▶ **What the task asks**: In the data, extract each line that holds the string "this".

>> Begin

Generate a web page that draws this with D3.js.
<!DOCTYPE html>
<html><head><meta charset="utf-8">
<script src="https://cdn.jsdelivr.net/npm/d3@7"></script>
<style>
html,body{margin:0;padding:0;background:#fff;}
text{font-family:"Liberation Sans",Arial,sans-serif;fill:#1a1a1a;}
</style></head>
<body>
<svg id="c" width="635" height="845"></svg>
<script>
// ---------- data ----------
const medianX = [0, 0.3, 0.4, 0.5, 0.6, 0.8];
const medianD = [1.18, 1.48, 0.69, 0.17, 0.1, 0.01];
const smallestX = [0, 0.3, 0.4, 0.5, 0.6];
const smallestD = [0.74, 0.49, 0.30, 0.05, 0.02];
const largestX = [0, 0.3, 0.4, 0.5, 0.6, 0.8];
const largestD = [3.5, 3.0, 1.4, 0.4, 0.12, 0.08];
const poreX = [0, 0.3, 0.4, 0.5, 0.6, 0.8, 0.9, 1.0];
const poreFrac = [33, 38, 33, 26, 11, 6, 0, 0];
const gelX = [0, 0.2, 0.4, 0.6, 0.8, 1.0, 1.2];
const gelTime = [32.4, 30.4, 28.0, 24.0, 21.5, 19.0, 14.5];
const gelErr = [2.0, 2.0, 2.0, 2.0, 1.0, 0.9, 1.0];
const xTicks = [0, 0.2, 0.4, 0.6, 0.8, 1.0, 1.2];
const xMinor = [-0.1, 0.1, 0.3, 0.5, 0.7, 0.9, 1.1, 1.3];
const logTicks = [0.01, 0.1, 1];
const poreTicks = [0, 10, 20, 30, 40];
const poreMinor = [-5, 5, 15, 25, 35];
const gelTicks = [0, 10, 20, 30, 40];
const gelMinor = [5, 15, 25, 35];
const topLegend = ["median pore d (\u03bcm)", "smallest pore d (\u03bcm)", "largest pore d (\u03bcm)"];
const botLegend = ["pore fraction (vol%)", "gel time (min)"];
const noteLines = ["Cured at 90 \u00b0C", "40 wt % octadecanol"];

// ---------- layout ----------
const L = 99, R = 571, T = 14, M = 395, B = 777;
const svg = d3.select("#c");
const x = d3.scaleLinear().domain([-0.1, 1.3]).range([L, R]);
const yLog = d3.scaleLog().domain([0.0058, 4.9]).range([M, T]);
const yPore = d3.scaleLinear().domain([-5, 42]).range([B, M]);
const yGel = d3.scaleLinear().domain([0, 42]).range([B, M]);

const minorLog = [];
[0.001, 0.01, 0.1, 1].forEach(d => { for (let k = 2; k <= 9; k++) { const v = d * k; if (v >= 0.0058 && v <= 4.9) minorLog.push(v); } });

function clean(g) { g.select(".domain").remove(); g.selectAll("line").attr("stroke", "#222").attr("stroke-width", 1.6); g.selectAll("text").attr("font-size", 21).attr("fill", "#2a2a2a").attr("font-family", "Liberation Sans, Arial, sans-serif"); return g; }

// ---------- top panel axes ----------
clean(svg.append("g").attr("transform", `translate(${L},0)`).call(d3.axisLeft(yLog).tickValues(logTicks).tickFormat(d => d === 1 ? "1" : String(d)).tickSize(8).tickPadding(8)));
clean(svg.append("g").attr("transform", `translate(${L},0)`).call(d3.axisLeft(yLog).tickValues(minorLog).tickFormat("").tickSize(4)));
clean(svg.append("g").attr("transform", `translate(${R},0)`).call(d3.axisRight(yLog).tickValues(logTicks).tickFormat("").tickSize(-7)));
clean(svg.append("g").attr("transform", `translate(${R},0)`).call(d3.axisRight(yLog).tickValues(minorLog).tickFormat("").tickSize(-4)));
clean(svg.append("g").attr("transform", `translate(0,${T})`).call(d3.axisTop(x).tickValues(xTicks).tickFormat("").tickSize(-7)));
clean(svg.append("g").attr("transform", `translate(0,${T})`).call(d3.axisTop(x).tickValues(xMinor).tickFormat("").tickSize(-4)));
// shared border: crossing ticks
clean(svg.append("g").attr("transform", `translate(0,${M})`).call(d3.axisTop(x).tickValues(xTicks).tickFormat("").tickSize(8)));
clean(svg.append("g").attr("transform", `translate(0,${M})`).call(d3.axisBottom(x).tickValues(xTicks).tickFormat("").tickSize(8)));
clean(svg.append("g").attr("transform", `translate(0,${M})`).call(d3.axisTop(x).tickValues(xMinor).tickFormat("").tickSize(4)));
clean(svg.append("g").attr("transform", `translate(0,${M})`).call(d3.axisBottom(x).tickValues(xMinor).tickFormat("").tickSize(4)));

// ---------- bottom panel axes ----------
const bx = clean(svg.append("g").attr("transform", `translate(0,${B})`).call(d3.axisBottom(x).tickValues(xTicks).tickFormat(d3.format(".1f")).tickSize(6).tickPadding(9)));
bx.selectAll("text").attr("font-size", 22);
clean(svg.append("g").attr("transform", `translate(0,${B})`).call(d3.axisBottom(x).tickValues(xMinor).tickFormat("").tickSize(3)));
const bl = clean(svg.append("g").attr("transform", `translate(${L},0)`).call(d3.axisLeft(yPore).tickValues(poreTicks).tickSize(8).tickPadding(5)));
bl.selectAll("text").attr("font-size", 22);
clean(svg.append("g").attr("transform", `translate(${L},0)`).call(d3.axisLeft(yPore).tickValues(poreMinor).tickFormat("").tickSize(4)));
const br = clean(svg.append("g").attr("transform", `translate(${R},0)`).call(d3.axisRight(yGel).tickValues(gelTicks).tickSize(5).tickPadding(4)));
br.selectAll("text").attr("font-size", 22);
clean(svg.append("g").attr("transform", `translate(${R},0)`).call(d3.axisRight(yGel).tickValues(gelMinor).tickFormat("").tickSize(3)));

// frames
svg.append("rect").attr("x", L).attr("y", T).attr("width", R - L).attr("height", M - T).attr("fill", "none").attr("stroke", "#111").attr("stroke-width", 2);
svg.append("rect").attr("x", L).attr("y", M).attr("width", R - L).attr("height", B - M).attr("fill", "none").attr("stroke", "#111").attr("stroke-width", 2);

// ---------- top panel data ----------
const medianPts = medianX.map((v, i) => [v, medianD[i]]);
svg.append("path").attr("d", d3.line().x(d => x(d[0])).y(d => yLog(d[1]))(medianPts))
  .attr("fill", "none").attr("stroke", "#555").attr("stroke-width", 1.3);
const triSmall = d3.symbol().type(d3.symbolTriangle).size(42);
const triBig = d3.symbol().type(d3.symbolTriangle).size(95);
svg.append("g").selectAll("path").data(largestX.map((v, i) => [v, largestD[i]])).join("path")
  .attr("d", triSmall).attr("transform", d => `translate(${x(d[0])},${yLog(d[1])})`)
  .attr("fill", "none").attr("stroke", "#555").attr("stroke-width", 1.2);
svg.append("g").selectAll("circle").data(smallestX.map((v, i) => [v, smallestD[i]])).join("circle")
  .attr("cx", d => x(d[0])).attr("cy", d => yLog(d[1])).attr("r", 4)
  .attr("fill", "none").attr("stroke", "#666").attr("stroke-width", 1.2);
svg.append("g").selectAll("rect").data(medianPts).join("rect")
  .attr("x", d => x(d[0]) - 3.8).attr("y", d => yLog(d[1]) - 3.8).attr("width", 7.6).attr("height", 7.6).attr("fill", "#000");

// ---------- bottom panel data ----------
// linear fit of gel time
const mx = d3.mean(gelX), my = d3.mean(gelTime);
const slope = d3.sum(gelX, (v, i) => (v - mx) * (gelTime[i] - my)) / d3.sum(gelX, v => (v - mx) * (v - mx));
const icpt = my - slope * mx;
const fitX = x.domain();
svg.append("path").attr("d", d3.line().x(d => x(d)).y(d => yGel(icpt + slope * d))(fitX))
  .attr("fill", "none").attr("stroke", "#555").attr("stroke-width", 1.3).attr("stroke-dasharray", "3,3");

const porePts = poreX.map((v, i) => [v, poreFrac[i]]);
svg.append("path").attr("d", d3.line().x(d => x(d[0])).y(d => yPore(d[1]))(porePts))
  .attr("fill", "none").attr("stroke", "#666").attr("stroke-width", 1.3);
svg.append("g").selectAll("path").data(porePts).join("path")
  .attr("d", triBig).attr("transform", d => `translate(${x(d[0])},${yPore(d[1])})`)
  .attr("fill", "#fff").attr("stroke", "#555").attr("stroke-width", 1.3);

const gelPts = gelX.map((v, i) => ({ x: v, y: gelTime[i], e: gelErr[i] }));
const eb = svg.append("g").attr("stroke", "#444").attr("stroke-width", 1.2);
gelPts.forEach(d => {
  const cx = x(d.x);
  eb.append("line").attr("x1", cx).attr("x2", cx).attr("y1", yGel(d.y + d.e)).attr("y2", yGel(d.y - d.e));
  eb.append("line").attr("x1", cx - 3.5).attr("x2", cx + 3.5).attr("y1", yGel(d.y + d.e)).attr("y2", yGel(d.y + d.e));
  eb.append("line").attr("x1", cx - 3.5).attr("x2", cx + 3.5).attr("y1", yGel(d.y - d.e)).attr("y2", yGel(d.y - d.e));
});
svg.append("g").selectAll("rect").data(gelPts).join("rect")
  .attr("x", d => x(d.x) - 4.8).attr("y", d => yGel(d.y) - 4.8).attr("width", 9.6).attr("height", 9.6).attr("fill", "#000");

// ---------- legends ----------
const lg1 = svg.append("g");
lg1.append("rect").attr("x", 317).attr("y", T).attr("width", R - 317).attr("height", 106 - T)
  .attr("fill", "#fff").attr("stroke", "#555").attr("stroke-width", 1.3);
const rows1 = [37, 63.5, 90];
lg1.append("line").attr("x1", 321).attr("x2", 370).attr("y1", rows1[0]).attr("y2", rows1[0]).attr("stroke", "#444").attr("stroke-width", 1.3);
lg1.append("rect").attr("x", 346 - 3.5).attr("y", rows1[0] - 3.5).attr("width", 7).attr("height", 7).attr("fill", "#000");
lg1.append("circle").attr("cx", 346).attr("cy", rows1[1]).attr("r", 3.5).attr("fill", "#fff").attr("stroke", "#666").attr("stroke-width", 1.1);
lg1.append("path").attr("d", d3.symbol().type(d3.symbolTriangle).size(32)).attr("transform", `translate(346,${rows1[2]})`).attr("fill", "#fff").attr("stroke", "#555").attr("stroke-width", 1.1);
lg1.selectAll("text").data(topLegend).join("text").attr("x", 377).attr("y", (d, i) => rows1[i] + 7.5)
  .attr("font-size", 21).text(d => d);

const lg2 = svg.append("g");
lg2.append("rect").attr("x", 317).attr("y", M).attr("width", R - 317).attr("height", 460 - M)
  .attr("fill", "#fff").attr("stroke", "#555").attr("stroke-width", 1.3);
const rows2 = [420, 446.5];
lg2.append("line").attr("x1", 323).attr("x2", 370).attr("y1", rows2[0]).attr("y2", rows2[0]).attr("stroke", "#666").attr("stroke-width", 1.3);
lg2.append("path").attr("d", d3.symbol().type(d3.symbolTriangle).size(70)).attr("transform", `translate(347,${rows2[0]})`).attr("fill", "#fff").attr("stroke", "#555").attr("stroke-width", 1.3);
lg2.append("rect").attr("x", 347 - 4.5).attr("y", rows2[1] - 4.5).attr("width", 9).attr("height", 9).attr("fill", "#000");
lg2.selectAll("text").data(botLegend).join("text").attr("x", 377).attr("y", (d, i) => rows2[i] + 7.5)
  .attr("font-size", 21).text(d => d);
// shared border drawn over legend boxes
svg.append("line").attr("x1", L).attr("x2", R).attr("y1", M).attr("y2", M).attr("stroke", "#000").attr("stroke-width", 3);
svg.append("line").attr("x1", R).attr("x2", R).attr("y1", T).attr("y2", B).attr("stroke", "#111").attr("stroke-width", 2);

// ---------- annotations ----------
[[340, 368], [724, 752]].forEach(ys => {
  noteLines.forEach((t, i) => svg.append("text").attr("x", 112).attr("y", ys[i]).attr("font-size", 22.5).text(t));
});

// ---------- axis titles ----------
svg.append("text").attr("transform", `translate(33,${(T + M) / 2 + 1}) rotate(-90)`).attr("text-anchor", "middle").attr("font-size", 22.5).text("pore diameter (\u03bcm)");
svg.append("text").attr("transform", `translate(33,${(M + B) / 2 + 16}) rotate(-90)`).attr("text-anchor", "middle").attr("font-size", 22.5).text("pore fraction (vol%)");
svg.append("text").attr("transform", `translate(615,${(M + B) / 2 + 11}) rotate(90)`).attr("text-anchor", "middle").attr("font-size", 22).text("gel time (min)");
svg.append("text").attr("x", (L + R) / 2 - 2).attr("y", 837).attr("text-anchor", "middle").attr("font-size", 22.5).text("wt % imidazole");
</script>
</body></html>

>> End
>> Begin

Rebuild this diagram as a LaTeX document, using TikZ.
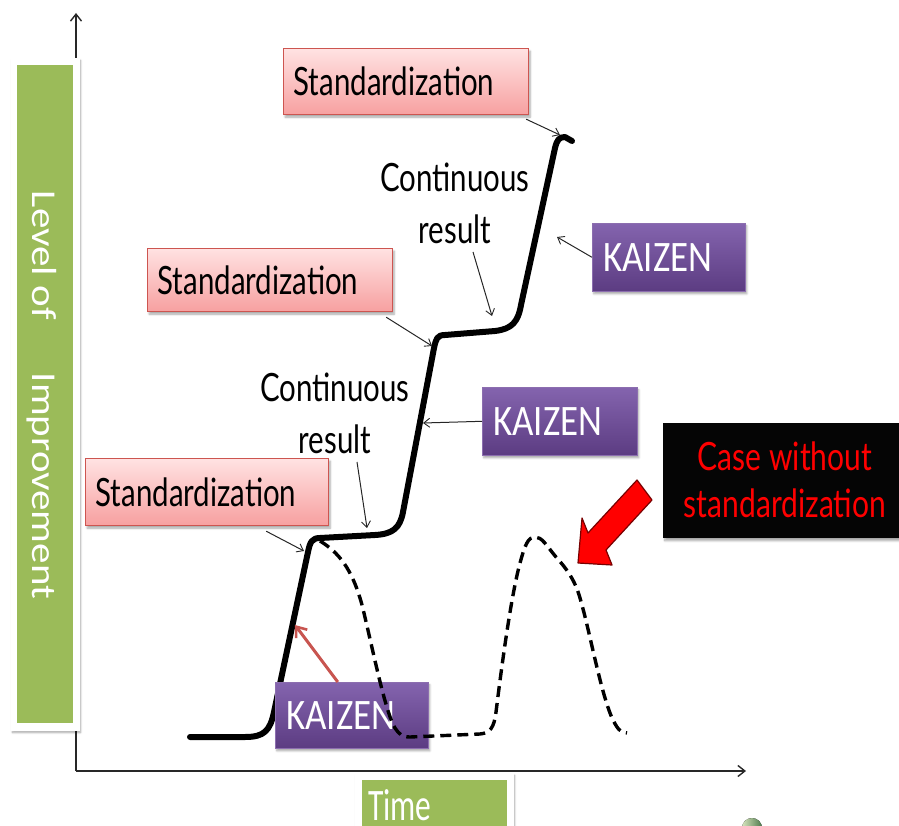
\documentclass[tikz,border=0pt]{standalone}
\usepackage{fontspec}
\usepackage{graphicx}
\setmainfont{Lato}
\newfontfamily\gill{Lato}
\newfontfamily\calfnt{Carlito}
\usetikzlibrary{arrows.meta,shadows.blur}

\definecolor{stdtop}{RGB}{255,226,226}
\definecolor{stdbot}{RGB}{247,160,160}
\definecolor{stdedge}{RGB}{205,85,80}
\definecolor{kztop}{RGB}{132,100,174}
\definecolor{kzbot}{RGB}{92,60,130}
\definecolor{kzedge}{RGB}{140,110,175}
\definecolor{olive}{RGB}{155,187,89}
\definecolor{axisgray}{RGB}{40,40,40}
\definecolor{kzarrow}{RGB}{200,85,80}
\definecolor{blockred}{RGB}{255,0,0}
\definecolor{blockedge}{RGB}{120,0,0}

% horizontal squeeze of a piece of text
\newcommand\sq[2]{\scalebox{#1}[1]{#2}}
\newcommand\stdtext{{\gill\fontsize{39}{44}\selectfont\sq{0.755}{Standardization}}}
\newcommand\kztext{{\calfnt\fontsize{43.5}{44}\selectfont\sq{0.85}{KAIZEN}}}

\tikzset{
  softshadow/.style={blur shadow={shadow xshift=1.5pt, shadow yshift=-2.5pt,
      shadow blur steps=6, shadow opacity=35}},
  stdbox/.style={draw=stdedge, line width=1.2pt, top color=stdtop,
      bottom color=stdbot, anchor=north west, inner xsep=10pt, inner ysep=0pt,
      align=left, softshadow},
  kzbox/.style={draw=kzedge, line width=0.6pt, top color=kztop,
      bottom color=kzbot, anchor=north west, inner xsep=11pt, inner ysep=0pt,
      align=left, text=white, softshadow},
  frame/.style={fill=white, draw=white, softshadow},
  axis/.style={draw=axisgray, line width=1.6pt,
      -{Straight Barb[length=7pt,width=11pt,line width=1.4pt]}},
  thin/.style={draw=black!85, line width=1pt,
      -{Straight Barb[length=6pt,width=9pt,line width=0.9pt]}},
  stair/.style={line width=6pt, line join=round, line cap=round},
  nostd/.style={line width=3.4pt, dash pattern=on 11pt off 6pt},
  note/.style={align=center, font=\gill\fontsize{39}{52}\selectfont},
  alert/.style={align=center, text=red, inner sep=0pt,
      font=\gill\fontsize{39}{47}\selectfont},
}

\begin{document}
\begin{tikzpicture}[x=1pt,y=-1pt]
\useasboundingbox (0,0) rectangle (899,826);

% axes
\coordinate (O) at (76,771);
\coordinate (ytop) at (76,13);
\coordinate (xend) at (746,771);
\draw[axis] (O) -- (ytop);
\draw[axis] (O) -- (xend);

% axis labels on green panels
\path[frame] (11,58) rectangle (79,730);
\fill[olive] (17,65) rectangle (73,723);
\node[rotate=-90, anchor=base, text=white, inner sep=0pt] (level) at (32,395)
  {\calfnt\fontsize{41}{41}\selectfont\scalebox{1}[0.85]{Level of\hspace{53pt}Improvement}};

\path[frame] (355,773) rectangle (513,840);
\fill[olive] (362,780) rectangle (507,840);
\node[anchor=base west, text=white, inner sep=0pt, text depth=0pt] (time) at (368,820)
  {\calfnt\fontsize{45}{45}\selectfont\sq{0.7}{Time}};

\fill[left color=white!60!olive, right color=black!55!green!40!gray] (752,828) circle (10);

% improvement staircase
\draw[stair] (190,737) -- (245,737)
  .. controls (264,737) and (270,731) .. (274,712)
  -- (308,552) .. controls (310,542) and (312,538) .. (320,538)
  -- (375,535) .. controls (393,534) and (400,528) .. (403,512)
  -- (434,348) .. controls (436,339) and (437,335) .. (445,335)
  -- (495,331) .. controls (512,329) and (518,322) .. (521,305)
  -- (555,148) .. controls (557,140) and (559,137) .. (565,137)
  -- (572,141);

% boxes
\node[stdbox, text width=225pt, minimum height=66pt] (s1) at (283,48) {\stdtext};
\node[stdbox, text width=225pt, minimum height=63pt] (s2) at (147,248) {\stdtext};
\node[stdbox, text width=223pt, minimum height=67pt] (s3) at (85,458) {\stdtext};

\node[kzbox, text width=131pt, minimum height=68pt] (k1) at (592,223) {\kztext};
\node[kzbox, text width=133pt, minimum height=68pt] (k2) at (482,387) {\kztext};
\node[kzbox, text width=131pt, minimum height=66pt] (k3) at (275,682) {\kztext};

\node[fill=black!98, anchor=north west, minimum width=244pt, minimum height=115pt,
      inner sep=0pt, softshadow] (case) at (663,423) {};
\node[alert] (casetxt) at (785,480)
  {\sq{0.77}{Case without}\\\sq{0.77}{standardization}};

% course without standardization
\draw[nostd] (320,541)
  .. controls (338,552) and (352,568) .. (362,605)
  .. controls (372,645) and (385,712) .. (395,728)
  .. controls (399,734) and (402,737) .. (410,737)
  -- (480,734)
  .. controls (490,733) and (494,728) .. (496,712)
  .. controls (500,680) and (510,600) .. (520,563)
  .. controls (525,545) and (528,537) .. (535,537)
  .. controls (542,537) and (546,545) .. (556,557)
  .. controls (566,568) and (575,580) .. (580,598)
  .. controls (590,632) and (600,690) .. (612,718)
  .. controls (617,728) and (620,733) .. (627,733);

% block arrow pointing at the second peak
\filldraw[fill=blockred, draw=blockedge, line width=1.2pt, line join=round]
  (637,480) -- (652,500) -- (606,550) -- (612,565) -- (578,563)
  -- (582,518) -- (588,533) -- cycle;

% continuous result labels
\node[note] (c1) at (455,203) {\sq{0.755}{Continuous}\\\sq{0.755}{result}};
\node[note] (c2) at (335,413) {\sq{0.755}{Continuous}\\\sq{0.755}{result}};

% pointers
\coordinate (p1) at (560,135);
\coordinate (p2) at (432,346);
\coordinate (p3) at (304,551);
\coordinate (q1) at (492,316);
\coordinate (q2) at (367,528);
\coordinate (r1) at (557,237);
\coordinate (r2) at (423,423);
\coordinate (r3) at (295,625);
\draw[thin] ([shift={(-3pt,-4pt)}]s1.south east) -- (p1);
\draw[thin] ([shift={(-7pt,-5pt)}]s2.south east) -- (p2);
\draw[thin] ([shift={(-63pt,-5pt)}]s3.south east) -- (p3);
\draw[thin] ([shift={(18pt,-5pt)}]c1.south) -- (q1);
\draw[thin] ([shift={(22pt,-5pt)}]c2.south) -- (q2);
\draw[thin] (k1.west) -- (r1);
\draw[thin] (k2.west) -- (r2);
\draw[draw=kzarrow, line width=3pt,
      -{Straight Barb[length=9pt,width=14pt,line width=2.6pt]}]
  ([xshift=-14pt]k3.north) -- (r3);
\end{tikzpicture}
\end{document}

>> End
>> Begin

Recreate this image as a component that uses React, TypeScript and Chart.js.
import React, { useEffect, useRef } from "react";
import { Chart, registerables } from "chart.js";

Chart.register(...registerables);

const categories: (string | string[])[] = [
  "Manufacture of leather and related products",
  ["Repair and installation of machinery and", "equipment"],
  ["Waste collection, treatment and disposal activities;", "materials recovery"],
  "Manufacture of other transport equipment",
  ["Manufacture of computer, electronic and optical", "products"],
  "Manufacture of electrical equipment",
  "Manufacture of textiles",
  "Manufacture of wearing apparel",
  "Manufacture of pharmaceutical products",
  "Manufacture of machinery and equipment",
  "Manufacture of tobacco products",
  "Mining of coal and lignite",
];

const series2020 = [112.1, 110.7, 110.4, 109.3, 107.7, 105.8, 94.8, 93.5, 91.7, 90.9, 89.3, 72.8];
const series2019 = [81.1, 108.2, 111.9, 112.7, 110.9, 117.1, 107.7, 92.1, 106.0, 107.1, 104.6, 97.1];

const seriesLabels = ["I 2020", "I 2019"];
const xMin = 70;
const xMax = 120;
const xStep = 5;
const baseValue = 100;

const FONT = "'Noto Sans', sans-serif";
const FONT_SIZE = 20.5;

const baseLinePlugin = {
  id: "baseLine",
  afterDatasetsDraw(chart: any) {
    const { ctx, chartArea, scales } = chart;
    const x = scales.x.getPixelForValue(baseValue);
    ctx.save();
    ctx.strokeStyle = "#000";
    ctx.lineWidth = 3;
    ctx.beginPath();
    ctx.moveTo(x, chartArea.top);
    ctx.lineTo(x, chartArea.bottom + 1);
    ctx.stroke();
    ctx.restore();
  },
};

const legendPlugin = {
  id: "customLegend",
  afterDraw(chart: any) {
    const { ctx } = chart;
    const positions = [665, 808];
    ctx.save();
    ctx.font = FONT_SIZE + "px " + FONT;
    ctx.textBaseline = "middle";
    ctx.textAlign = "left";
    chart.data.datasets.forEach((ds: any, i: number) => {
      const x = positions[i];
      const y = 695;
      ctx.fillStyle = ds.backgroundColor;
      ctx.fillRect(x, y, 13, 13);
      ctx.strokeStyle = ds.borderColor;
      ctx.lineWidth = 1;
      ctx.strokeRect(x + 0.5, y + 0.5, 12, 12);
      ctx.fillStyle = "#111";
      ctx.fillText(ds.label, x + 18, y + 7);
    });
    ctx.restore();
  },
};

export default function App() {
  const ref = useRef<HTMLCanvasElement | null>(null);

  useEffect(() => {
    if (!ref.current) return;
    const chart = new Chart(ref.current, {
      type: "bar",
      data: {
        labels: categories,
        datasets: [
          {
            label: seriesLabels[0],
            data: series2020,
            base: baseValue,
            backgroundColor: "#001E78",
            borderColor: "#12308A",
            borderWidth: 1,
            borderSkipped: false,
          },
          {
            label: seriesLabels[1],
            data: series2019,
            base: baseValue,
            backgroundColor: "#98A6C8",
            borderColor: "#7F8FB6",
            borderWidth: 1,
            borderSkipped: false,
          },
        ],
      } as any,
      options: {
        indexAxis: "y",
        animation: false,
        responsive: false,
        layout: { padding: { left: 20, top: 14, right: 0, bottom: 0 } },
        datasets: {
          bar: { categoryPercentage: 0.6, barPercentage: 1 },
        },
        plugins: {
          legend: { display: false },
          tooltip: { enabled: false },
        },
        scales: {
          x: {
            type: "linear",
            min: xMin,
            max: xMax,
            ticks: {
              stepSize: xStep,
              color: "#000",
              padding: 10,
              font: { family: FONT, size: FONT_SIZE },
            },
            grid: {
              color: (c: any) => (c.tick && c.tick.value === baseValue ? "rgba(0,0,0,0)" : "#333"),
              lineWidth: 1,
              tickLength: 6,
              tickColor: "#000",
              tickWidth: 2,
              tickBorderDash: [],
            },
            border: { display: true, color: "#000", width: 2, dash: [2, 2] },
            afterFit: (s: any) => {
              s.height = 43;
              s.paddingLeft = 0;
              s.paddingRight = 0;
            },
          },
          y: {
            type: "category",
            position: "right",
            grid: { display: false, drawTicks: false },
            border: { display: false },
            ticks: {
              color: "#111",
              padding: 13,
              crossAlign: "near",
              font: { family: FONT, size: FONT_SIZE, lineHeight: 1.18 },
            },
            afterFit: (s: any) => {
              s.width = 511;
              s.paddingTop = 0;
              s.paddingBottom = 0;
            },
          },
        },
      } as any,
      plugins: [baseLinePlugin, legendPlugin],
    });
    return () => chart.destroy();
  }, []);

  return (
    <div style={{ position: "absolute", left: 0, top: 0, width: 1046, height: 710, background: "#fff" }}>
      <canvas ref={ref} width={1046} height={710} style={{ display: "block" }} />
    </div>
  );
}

>> End

▶ **Answer for the task**:
Generate a web page that draws this with D3.js.
Rebuild this diagram as a LaTeX document, using TikZ.
Recreate this image as a component that uses React, TypeScript and Chart.js.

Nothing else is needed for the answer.